Full Text of the Excerpt

ALLEN TULLOS:
Would there be special kinds of events, cornshuckings?
NANNIE PHARIS:
Yes, we'd have cornshuckings and the whole shabang would get drunk.
ALLEN TULLOS:
How would you go about having one of those?
NANNIE PHARIS:
Well, they'd invite the farmers in and my mother would prepare the supper. Sometimes they'd get so boozed that they couldn't even shuck the corn. And they'd quit.
JAMES PHARIS:
I was invited to a cornshucking one night, and the old man was as tight as he could be. He said we'd shuck corn to the liquor, shuck corn down until we got to the liquor. He put that liquor right in the bottom of that cornpile. We had all the corn shucked before we got any liquor at all.
NANNIE PHARIS:
Then if they got boozed they went home, cause they drinked it all up right away when they got down that low, because they worked hard for it.
ALLEN TULLOS:
What time of day would that start?
NANNIE PHARIS:
In the morning, sometimes. I don't really know. Anyway, they'd have dinner. And if they was late getting through they'd have supper.
ALLEN TULLOS:
Your mother would have to cook for all these people?
NANNIE PHARIS:
All of us would help fix it.
ALLEN TULLOS:
Would any of the neighbor women help?
NANNIE PHARIS:
Sometimes we'd go all in together for those cornshuckings and wheat thrashings.
ALLEN TULLOS:
Did the men just shuck the corn, or the women too?
NANNIE PHARIS:
I know women didn't shuck the corn. Only the fresh corn, the green corn. The men would shuck the dry corn.
ALLEN TULLOS:
And the women would be making the meal?
NANNIE PHARIS:
Yes, that's right. And they'd have the wheat thrashings, and we'd fix dinner then.
JAMES PHARIS:
You didn't have a dance until it was all over. Until it got dark.
ALLEN TULLOS:
When would a wheat thrashing take place? What time of year?
NANNIE PHARIS:
When the wheat got ripe, about July or August.
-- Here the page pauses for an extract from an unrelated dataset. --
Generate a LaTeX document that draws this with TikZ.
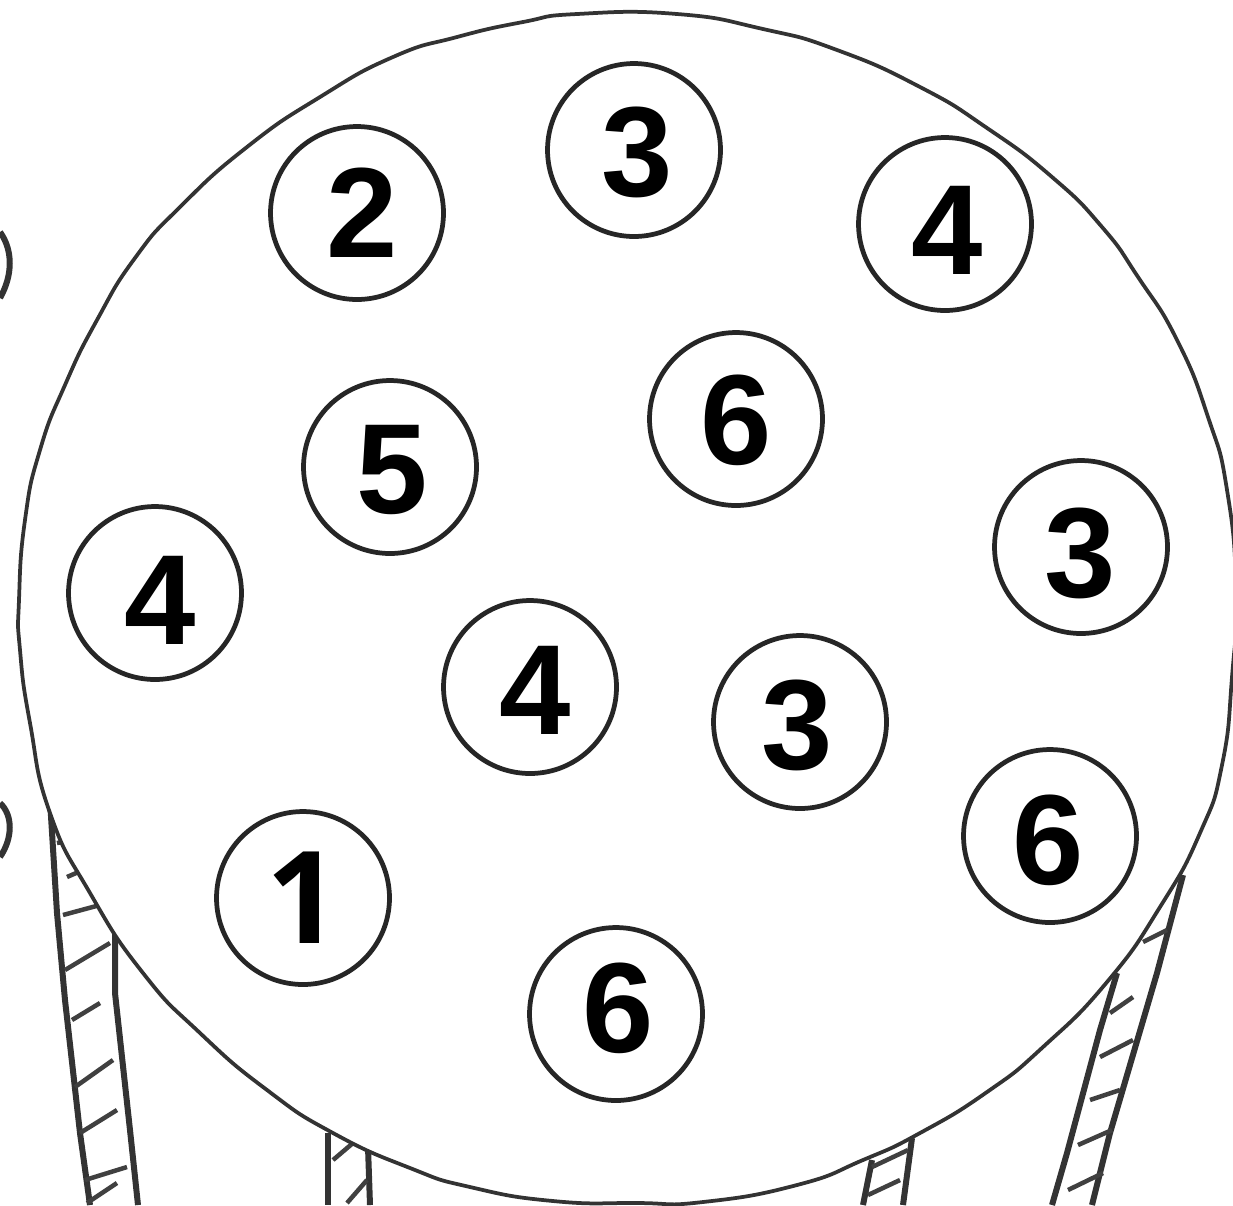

You know we had to raise everything like that, wheat and corn and oats to feed the stock.
ALLEN TULLOS:
What would a wheat thrashing be like?
NANNIE PHARIS:
I really couldn't hardly tell you. Thrash your grain and get it clean. Then you could have it ground. There was a . That's a good question about that wheat thrashing machine.
ALLEN TULLOS:
What would you have been doing while the wheat thrashing was going on?
NANNIE PHARIS:
Oh just looking and watching around. I wasn't large enough to be interested in things like that.